Up, up and oy vey! Shaloman saves the day!
By Bruce S. Ticker
PHILADELPHIA –Al Wiesner attended Hebrew school in Philadelphia since he was 4 or 5, was influenced by grandparents who were deeply religious and his mother was active in the local synagogue. He even spoke Yiddish at home.
“I got to know it so well they couldn’t talk in front of me. So they spoke Hungarian,” he recalled.
His Jewish identity was forged so early that he felt left out when he became enamored of cartoon superheros. He had Superman and others, but no superhero for the Jewish people.
“There were no Jewish characters,” he said.
Since nobody else would create a Jewish superhero, the task was left to Wiesner.

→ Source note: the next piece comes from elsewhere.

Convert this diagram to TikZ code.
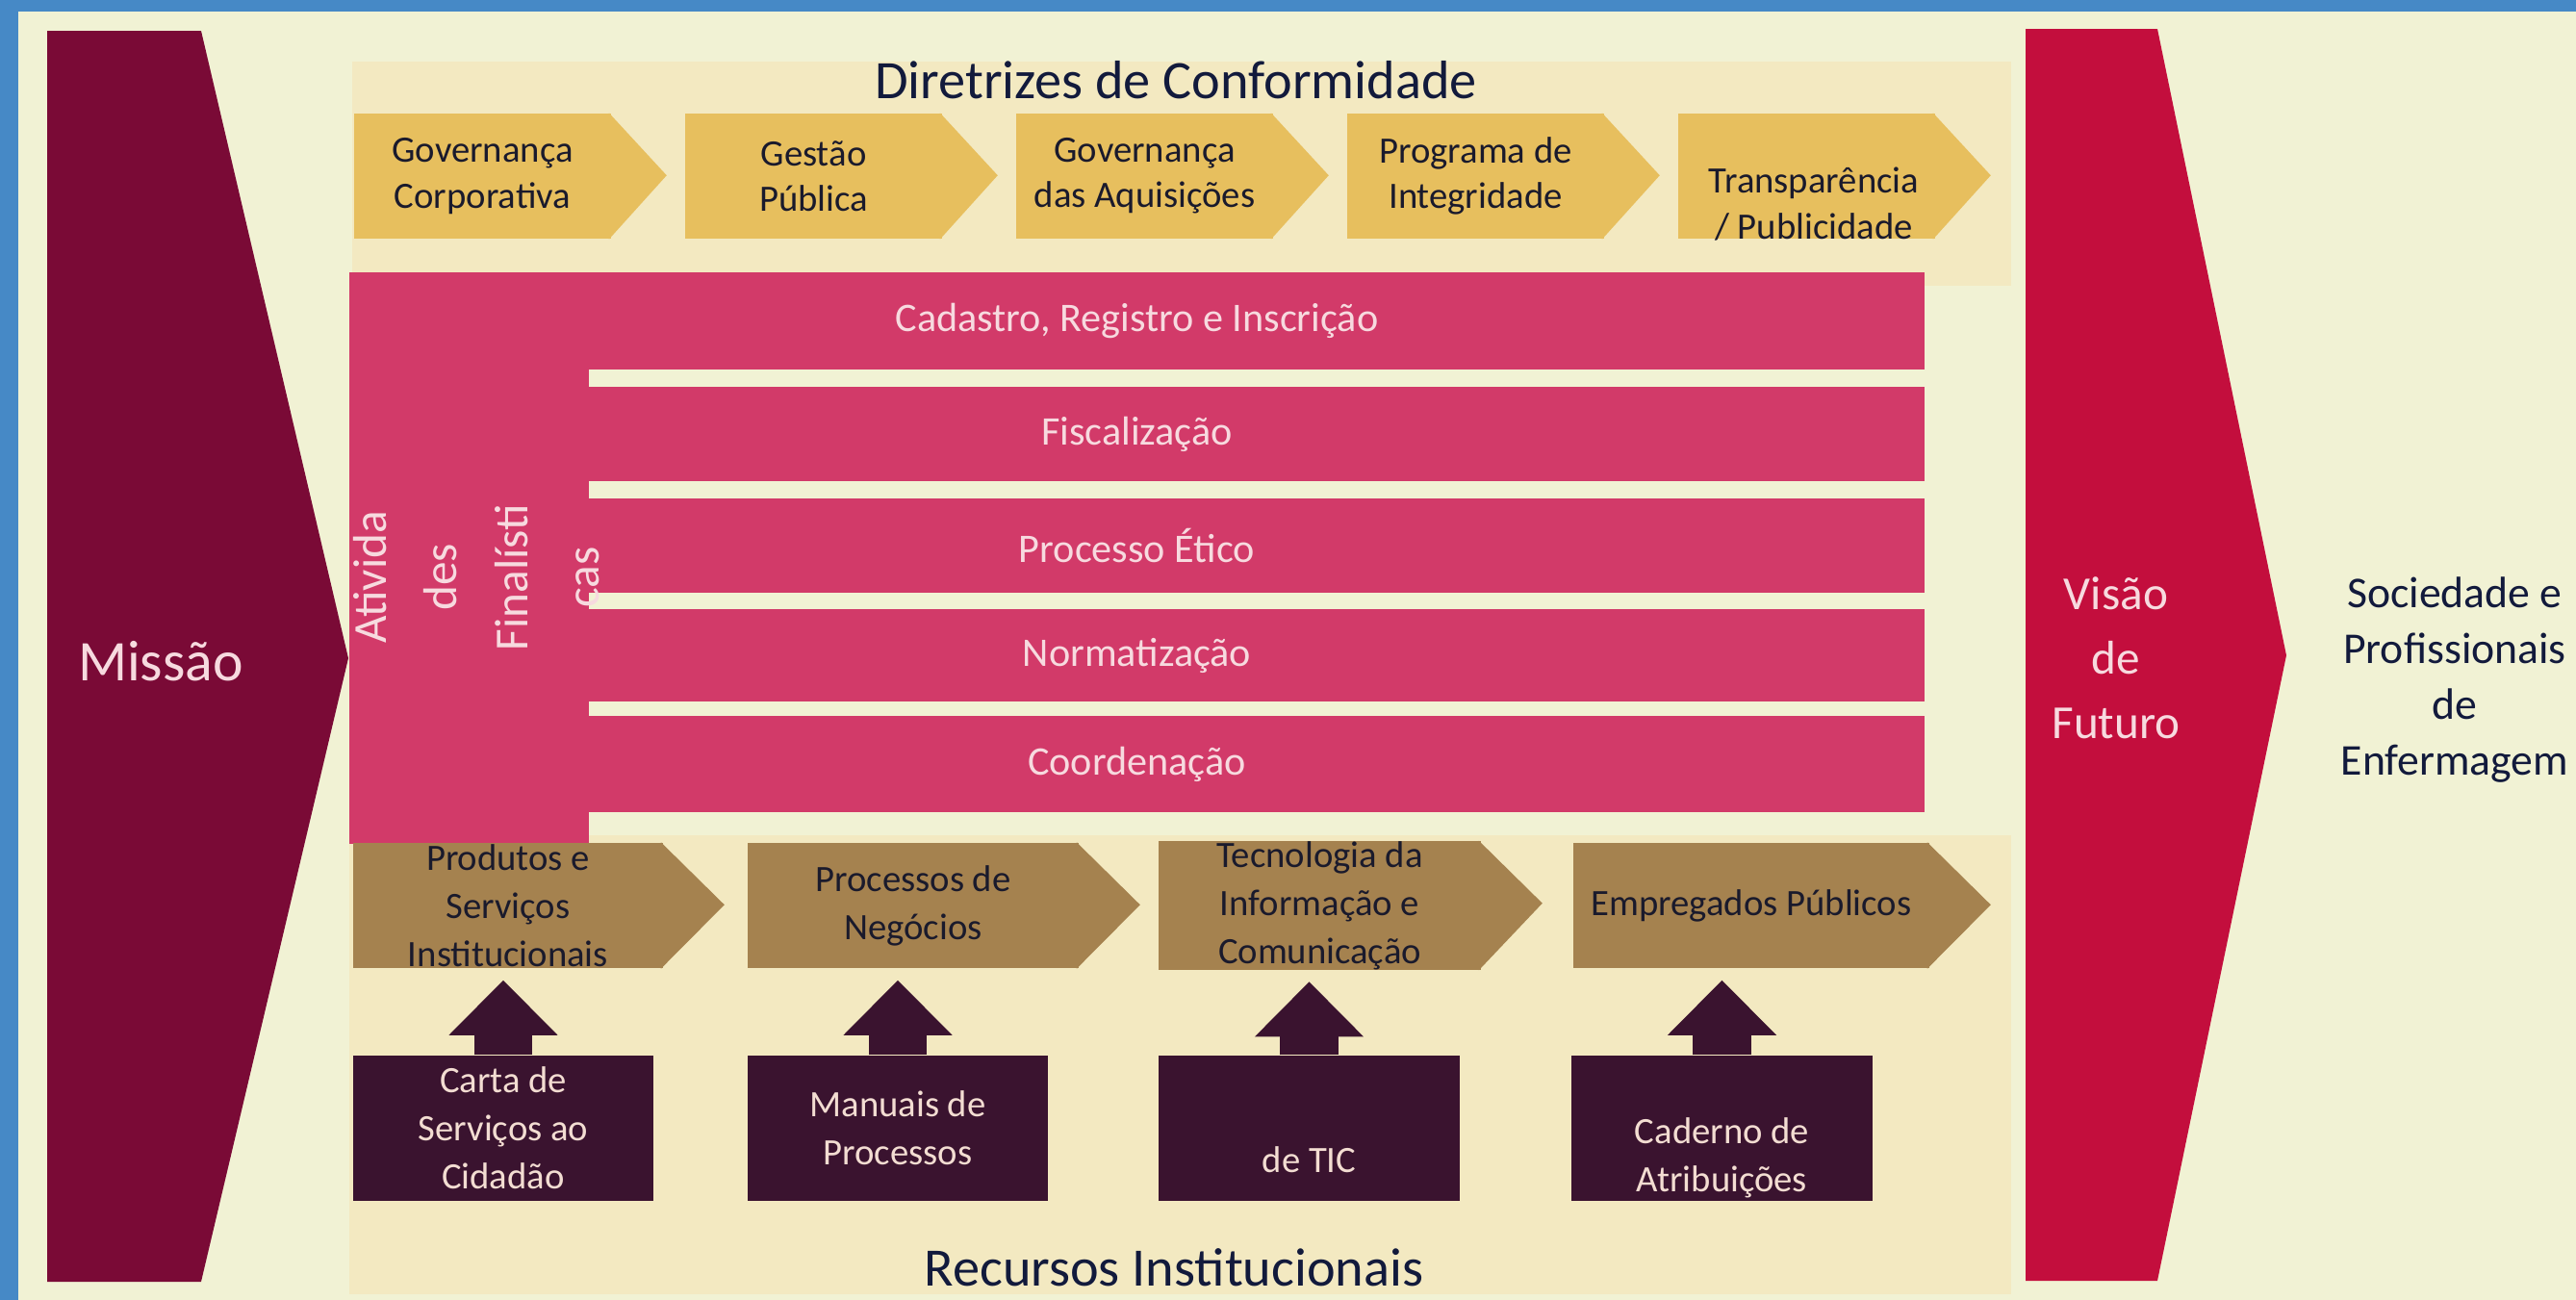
\documentclass[tikz,border=0pt]{standalone}
\usepackage{fontspec}
\setmainfont{Carlito}
\usetikzlibrary{arrows.meta}

\definecolor{bgblue}{HTML}{4689C6}
\definecolor{cream}{HTML}{F1F2D4}
\definecolor{band}{HTML}{F3E9C1}
\definecolor{mission}{HTML}{7A0A36}
\definecolor{vision}{HTML}{C30E3D}
\definecolor{pinkbar}{HTML}{D23A69}
\definecolor{pinktext}{HTML}{F7DADF}
\definecolor{cgold}{HTML}{E7BF5E}
\definecolor{cbrown}{HTML}{A5824F}
\definecolor{darkbox}{HTML}{3A132F}
\definecolor{boxtext}{HTML}{F3DDD2}
\definecolor{inktext}{HTML}{1A1A2C}
\definecolor{navytext}{HTML}{121A3C}

\begin{document}
\begin{tikzpicture}[x=0.01cm, y=-0.01cm,
    every node/.style={inner sep=0pt, align=center},
    heading/.style={font=\fontsize{16}{19}\selectfont, text=navytext},
    chevtext/.style={font=\fontsize{11}{13.4}\selectfont, text=inktext},
    goldchevron/.style={chevtext, fill=cgold, minimum width=2.67cm, minimum height=1.3cm},
    brownchevron/.style={fill=cbrown, minimum height=1.3cm, font=\fontsize{11}{14.2}\selectfont, text=inktext},
    bar/.style={fill=pinkbar, minimum width=16.37cm, font=\fontsize{12}{14}\selectfont, text=pinktext},
    restext/.style={font=\fontsize{11}{14.2}\selectfont, text=boxtext},
    resbox/.style={restext, fill=darkbox, minimum width=3.12cm, minimum height=1.51cm},
    liftarrow/.style={draw=darkbox, line width=0.6cm, -{Triangle[width=1.13cm, length=0.57cm, line width=0pt]}, shorten >=0.12cm}]

    % frame and background
    \useasboundingbox (0,0) rectangle (2677,1351);
    \fill[bgblue] (0,0) rectangle (2677,1351);
    \fill[cream] (19,12) rectangle (2677,1351);
    \fill[band] (366,64) rectangle (2090,297);
    \fill[band] (363,868) rectangle (2090,1345);

    % missao and visao
    \fill[mission] (49,32) -- (209,32) -- (362,684) -- (209,1332) -- (49,1332) -- cycle;
    \fill[vision] (2105,30) -- (2242,30) -- (2376,681) -- (2242,1331) -- (2105,1331) -- cycle;
    \node[font=\fontsize{17}{20}\selectfont, text=pinktext] (missao) at (167,687) {Missão};
    \node[font=\fontsize{14}{19}\selectfont, text=pinktext] (visao) at (2199,684) {Visão\\de\\Futuro};
    \node[font=\fontsize{13}{16.5}\selectfont, text=navytext] (publico) at (2551,707) {Sociedade e\\Profissionais\\de\\Enfermagem};

    % diretrizes
    \node[heading] (diretrizes) at (1222,83) {Diretrizes de Conformidade};
    \node[goldchevron] (gc) at (501.5,183) {Governança\\Corporativa};
    \node[goldchevron] (gp) at (845.5,183) {Gestão\\Pública};
    \node[goldchevron] (ga) at (1189.5,183) {Governança\\das Aquisições};
    \node[goldchevron] (pi) at (1533.5,183) {Programa de\\Integridade};
    \node[goldchevron] (tp) at (1877.5,183) {};
    \node[chevtext] (tptext) at (1885,212) {Transparência\\/ Publicidade};
    \fill[cgold] ([xshift=-0.03cm]gc.north east) -- ++(60,65) -- ([xshift=-0.03cm]gc.south east) -- cycle;
    \fill[cgold] ([xshift=-0.03cm]gp.north east) -- ++(60,65) -- ([xshift=-0.03cm]gp.south east) -- cycle;
    \fill[cgold] ([xshift=-0.03cm]ga.north east) -- ++(60,65) -- ([xshift=-0.03cm]ga.south east) -- cycle;
    \fill[cgold] ([xshift=-0.03cm]pi.north east) -- ++(60,65) -- ([xshift=-0.03cm]pi.south east) -- cycle;
    \fill[cgold] ([xshift=-0.03cm]tp.north east) -- ++(60,65) -- ([xshift=-0.03cm]tp.south east) -- cycle;

    % atividades finalisticas
    \fill[pinkbar] (363,283) rectangle (612,877);
    \node[bar, minimum height=1.0cm] (cadastro) at (1181.5,333.5) {Cadastro, Registro e Inscrição};
    \node[bar, minimum height=0.98cm] (fiscal) at (1181.5,451) {Fiscalização};
    \node[bar, minimum height=0.98cm] (etico) at (1181.5,567) {Processo Ético};
    \node[bar, minimum height=0.95cm] (norma) at (1181.5,681) {Normatização};
    \node[bar, minimum height=1.0cm] (coord) at (1181.5,794) {Coordenação};
    \node[rotate=90, font=\fontsize{14}{21}\selectfont, text=pinktext] (finalisticas) at (495,600) {Ativida\\des\\Finalísti\\cas};

    % recursos
    \node[brownchevron, minimum width=3.22cm] (produtos) at (528,941) {Produtos e\\Serviços\\Institucionais};
    \node[brownchevron, minimum width=3.44cm] (negocios) at (949,941) {Processos de\\Negócios};
    \node[brownchevron, minimum width=3.35cm] (tic) at (1371.5,941) {Tecnologia da\\Informação e\\Comunicação};
    \node[brownchevron, minimum width=3.70cm] (pessoas) at (1820,941) {Empregados Públicos};
    \fill[cbrown] ([xshift=-0.03cm]produtos.north east) -- ++(66,65) -- ([xshift=-0.03cm]produtos.south east) -- cycle;
    \fill[cbrown] ([xshift=-0.03cm]negocios.north east) -- ++(66,65) -- ([xshift=-0.03cm]negocios.south east) -- cycle;
    \fill[cbrown] ([xshift=-0.03cm]tic.north east) -- ++(66,65) -- ([xshift=-0.03cm]tic.south east) -- cycle;
    \fill[cbrown] ([xshift=-0.03cm]pessoas.north east) -- ++(66,65) -- ([xshift=-0.03cm]pessoas.south east) -- cycle;

    \node[resbox] (carta) at (523,1172.5) {Carta de\\Serviços ao\\Cidadão};
    \node[resbox] (manuais) at (933,1172.5) {Manuais de\\Processos};
    \node[resbox] (pdtic) at (1360.5,1172.5) {};
    \node[restext] (pdtictext) at (1360.5,1205) {de TIC};
    \node[resbox] (caderno) at (1789.5,1172.5) {};
    \node[restext] (cadernotext) at (1789.5,1203) {Caderno de\\Atribuições};

    \draw[liftarrow] (carta.north) -- (carta.north |- produtos.south);
    \draw[liftarrow] (manuais.north) -- (manuais.north |- negocios.south);
    \draw[liftarrow] (pdtic.north) -- (pdtic.north |- tic.south);
    \draw[liftarrow] (caderno.north) -- (caderno.north |- pessoas.south);

    \node[heading] (recursos) at (1220,1317) {Recursos Institucionais};
\end{tikzpicture}
\end{document}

Decades later, after studying art, serving in the Air Force, holding a day job as a hairdresser and raising a family, Wiesner gave the world – drum roll, please – “Shaloman.”
After 22 years and more than 40 issues, the super-human Shaloman has saved Purim, Passover and Chanukah and confronted baddies who took an airplane’s passengers hostage and seized the Statue of Liberty. He has served President Derek Montana – who coincidentally resembles President Obama – and taken on a villain much like Osama bin Laden.
If you are in trouble and need Shaloman to rescue you and your friends and save Israel, if not the world, all you need do is cry out: “Oy Vey!”